Select Committee on Economic Affairs Minutes of Evidence


Written evidence from Professor Stephen Nickell, Nuffield College, Oxford University

  It appears that Sir Andrew Green (Q 541) thinks that the expansion of households is the only significant factor in housing demand. In fact, per capita real incomes are equally important and will drive upwards the demand for housing services, and hence house prices, even if there are no extra people.

  My calculation is done as follows and refers to England:

  If we continue to build houses at the current rate (ie roughly the RPG plans (Regional Planning Guidance), the NHPAU (National Housing and Planning Advice Unit) model indicates that the house price to income ratio will rise from 7.07 in 2006 to 10.46 in 2026. This uses the CLG (Communities for Local Government) household projections of an average of 223k new households per annum, an average growth of approximately 0.94% per annum. The rise from 7.07 to 10.46 in 20 years is approximately 2% per annum.

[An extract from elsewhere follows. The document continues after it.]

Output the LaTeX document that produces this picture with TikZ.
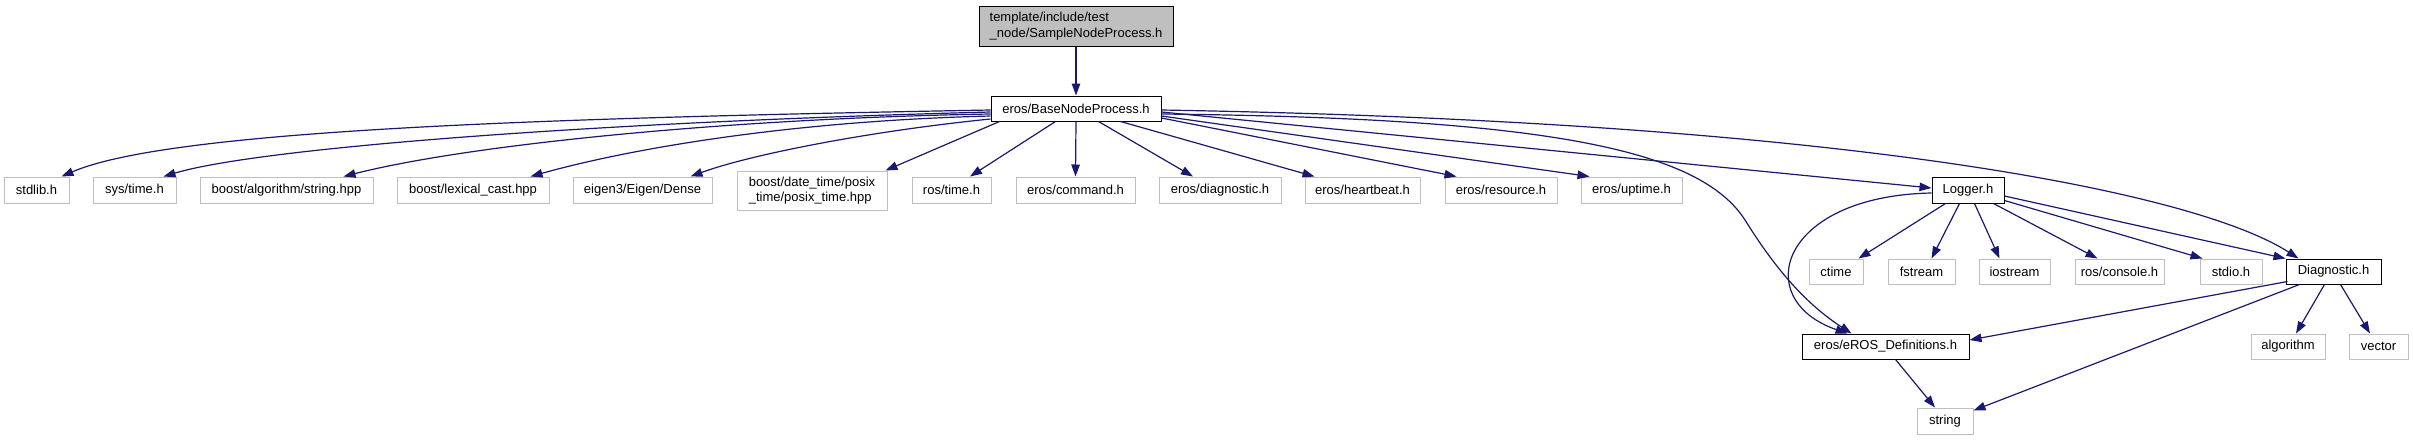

  The NHPAU model suggests that a 1% ceteris paribus rise in the number of households raises house prices by 2%. Suppose there was zero net migration. CLG used to suggest that this would reduce the rate of growth of households by one third, or by 0.31 percentage points per annum (one third of 0.94). Using the model coefficient of 2, this suggests that house price to income growth would be reduced from 2% per annum to 2-2x0.31 = 1.38% per annum. At this rate, the house price to income ratio would rise from 7.07 to 9.3 by 2026 as indicated in my evidence.

  If we use the latest CLG figures on the contribution of migrants to household growth, namely 0.4, as favoured by Sir Andrew Green, then if migration was zero, the house price to income ratio would rise to 9.06 by 2026. So housing remains a big challenge even in the absence of immigration.